Some in Ireland would have preferred if Farrell had left the likes of Cian Healy, Conor Murray, Rob Herring and even Bundee Aki and Gibson-Park (the over 30s, and beyond) to a summer off, but the head coach is not done with them yet. If he can eek another season of service from them, he wants them in place when he goes on his Lions coaching sabbatical.
With Conan missing out, the likes of David McCann, John Hodnett and Gavin Coombes must have come up in conversation, but it is Nick Timoney, Ryan Baird and Cormac Izuchukwu that will back up the mainstays, Peter O’Mahony, Josh van der Flier and Caelan Doris. The emergence of Izuchukwu, all six-foot-seven and well over 18-stone of him, at Ulster, this season has encouraged Farrell to take a flyer and bring him south.

The South Africa migration from Super Rugby to the United Rugby Championship has given Irish sides a taste of what the Kiwis and Aussies had rammed up their nostrils for the guts of three decades. Not all the franchises are dangerous on the road, but each one is a different brute at home. Bulls and Stormers, the leading South African sides in this season’s URC, had combined home records of 21 wins and just three losses, in league and Champions Cup matches. Sharks targeted the Challenge Cup and won all four of their home ties, en route to winning the tournament.
For all the quivering back in Ireland about the provinces falling short and not having that punching power, it is worth revisiting their last summer tour. Back in 2022, Munster fell at the URC’s last eight, Ulster were agonisingly pipped by Stormers in a semi-final and Bulls shocked a highly-touted Leinster side at The RDS. In the Champions Cup, Leinster ran out of gas, and tackles, as Arthur Retière stretched out and snatched the final for La Rochelle. In that game, the considerable bulk of Will Skelton, Uini Atonio and Joel Sclavi was pointed to as crucial in wearing Leinster down, and out.
South Africa feel they have the capacity to dig much deeper than Ireland, and endure more hardship. They can get over the line when the clocking is heading red and everything is on the line.
Erasmus will feel he has Ireland figured out and the tough talk has already begun – Damien De Allende is tapping into being ‘disrespected’ after his team were thumped 38-3 by Ireland, in 2017. Erasmus will be poring through Off The Ball clips, in the coming days, to see what other gems the Irish hosts and pundits may throw out. Chum for sharks.

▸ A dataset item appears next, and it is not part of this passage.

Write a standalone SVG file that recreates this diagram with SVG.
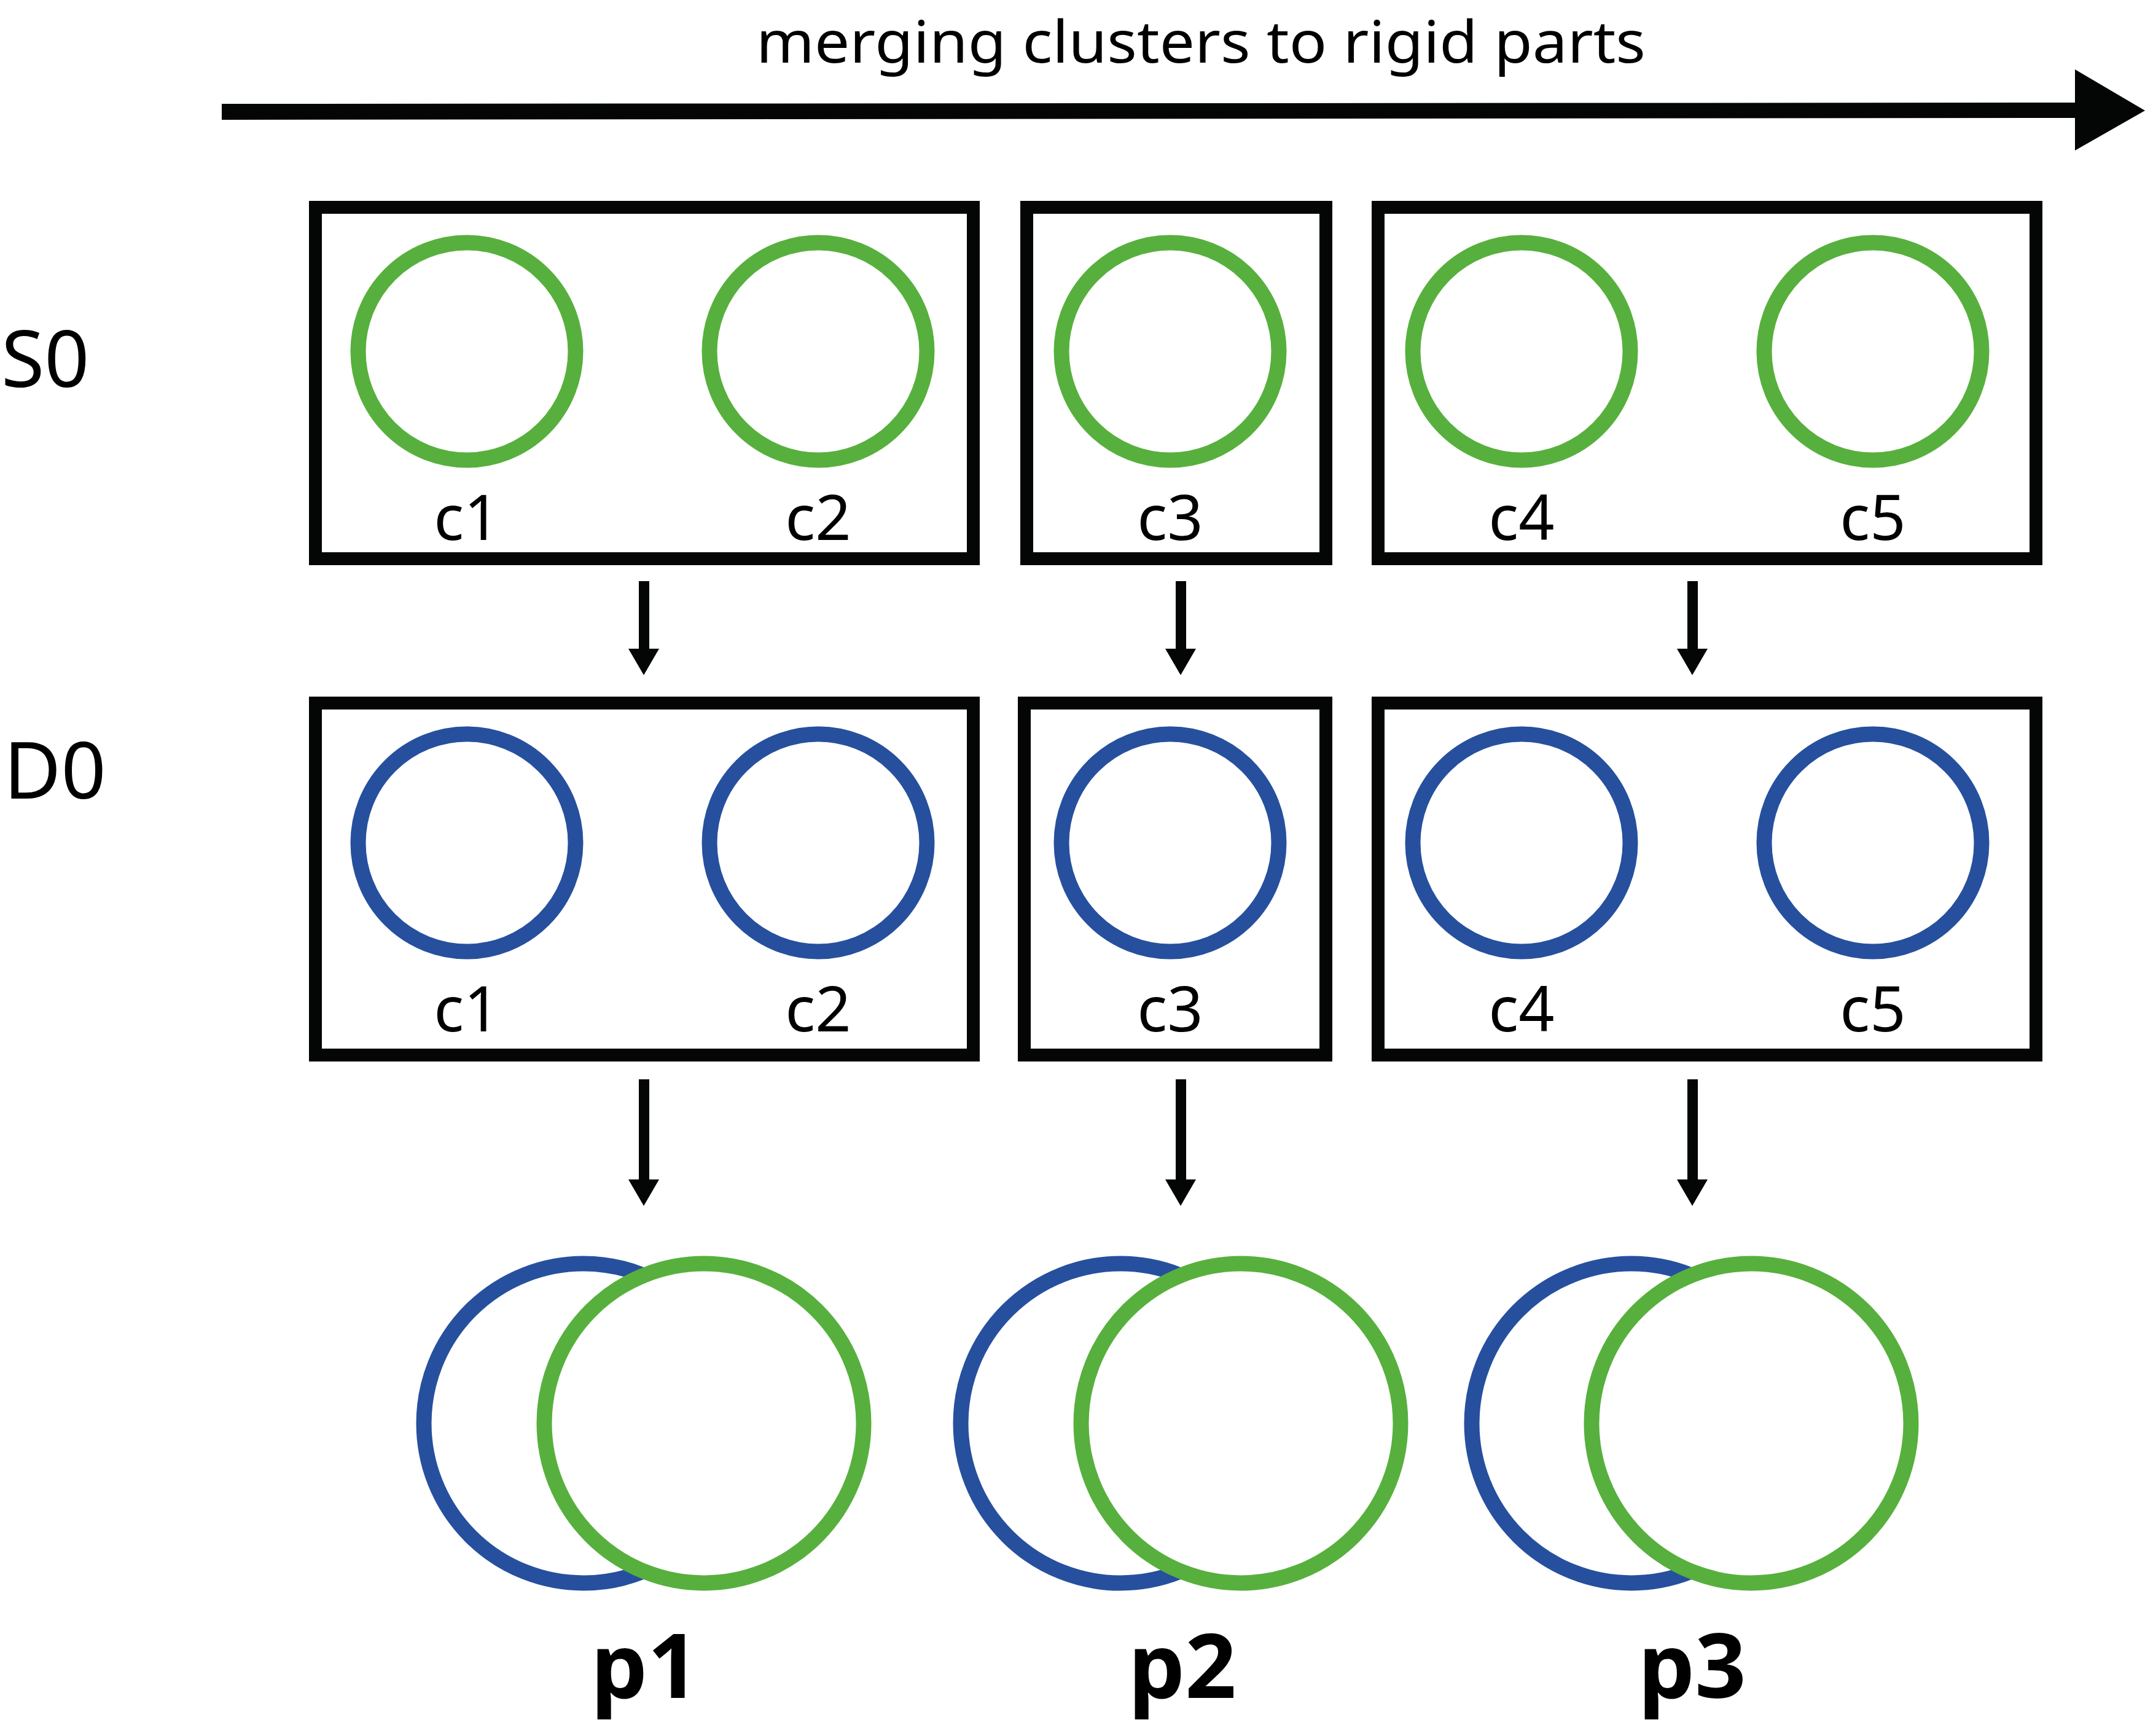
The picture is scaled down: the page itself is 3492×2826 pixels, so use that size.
<svg xmlns="http://www.w3.org/2000/svg" width="3492" height="2826" viewBox="0 0 3492 2826">
<style>
.box{fill:none;stroke:#040605;stroke-width:21}
.g{fill:#fff;stroke:#57b03d;stroke-width:25}
.b{fill:#fff;stroke:#26509e;stroke-width:25}
.lbl{font-family:"Noto Sans","Open Sans","Liberation Sans",sans-serif;font-size:102px;fill:#000;text-anchor:middle}
.row{font-family:"Noto Sans","Open Sans","Liberation Sans",sans-serif;font-size:128px;fill:#000}
.part{font-family:"Noto Sans","Open Sans","Liberation Sans",sans-serif;font-size:146px;font-weight:bold;fill:#000;text-anchor:middle}
.arr{fill:#040605}
</style>
<rect width="3492" height="2826" fill="#fff"/>
<g id="title">
<text x="1955" y="102" font-family="Noto Sans, Open Sans, Liberation Sans, sans-serif" font-size="95" text-anchor="middle" textLength="1448" lengthAdjust="spacingAndGlyphs">merging clusters to rigid parts</text>
<polygon class="arr" points="361,169 3378,167 3378,113 3492,180 3378,245 3378,192 361,195"/>
</g>
<g id="row-labels">
<text class="row" x="2" y="630">S0</text>
<text class="row" x="6" y="1300">D0</text>
</g>
<g id="S0-box1">
<rect class="box" x="513.5" y="337.5" width="1071" height="572"/>
<circle class="g" cx="760" cy="572" r="177"/>
<text class="lbl" x="760" y="879">c1</text>
<circle class="g" cx="1332" cy="572" r="177"/>
<text class="lbl" x="1332" y="879">c2</text>
</g>
<g id="S0-box2">
<rect class="box" x="1671.5" y="337.5" width="487" height="572"/>
<circle class="g" cx="1905" cy="572" r="177"/>
<text class="lbl" x="1905" y="879">c3</text>
</g>
<g id="S0-box3">
<rect class="box" x="2243.5" y="337.5" width="1071" height="572"/>
<circle class="g" cx="2477" cy="572" r="177"/>
<text class="lbl" x="2477" y="879">c4</text>
<circle class="g" cx="3049" cy="572" r="177"/>
<text class="lbl" x="3049" y="879">c5</text>
</g>
<g id="D0-box1">
<rect class="box" x="513.5" y="1144.5" width="1071" height="573"/>
<circle class="b" cx="760" cy="1372" r="177"/>
<text class="lbl" x="760" y="1679">c1</text>
<circle class="b" cx="1332" cy="1372" r="177"/>
<text class="lbl" x="1332" y="1679">c2</text>
</g>
<g id="D0-box2">
<rect class="box" x="1667.5" y="1144.5" width="491" height="573"/>
<circle class="b" cx="1905" cy="1372" r="177"/>
<text class="lbl" x="1905" y="1679">c3</text>
</g>
<g id="D0-box3">
<rect class="box" x="2243.5" y="1144.5" width="1071" height="573"/>
<circle class="b" cx="2477" cy="1372" r="177"/>
<text class="lbl" x="2477" y="1679">c4</text>
<circle class="b" cx="3049" cy="1372" r="177"/>
<text class="lbl" x="3049" y="1679">c5</text>
</g>
<g id="p1">
<circle class="b" cx="950" cy="2317" r="260"/>
<circle class="g" cx="1146" cy="2317" r="260"/>
<text class="part" x="1050" y="2764">p1</text>
</g>
<g id="p2">
<circle class="b" cx="1824" cy="2317" r="260"/>
<circle class="g" cx="2020" cy="2317" r="260"/>
<text class="part" x="1925" y="2764">p2</text>
</g>
<g id="p3">
<circle class="b" cx="2656" cy="2317" r="260"/>
<circle class="g" cx="2851" cy="2317" r="260"/>
<text class="part" x="2755" y="2764">p3</text>
</g>
<g id="connectors">
<polygon class="arr" points="1040,946 1057,946 1057,1056 1073,1056 1048,1099 1023,1056 1040,1056"/>
<polygon class="arr" points="1914,946 1931,946 1931,1056 1947,1056 1922,1099 1897,1056 1914,1056"/>
<polygon class="arr" points="2747,946 2764,946 2764,1056 2780,1056 2755,1099 2730,1056 2747,1056"/>
<polygon class="arr" points="1040,1757 1057,1757 1057,1920 1073,1920 1048,1963 1023,1920 1040,1920"/>
<polygon class="arr" points="1914,1757 1931,1757 1931,1920 1947,1920 1922,1963 1897,1920 1914,1920"/>
<polygon class="arr" points="2747,1757 2764,1757 2764,1920 2780,1920 2755,1963 2730,1920 2747,1920"/>
</g>
</svg>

South Africa feel they have the capacity to dig much deeper than Ireland, and endure more hardship. They can get over the line when the clocking is heading red and everything is on the line. The have the World Cups and a Lions Test Series win to feed that mentality. Recent history, though, provides a valuable lesson in Irish resilience.

What followed Irish rugby’s punishing 2021-22 club season was a daunting five-match tour to New Zealand, which included a three-Test series. Former Ireland centre Darren Cave vocalised the dread many in Ireland felt when he declared, “We could lose all five games.” He was on track after the first two tour matches – Ireland lost the first Test at Eden Park and their midweek side fell to the Maori All Blacks. Farrell’s men rallied, though, avenging that Maoris defeat and winning their first, and second, ever Test match on New Zealand soil to claim a historic series.
These Irish players have an extra edge under Farrell, and a bolder team in attack. The biggest loss – as Leinster know all too well – is Johnny Sexton, and he may never be fully replaced. In Jack Crowley, however, they have a guy in the 10 jersey that has stood up to some fierce tests, in Munster red, while in South Africa and a red-hot centre in Aki. Add them to that Leinster core, with O’Mahony digging deep again, Tadhg Beirne digging for turnovers, and we have the odds pushing closer to 60/40, albeit in the Boks’ favour.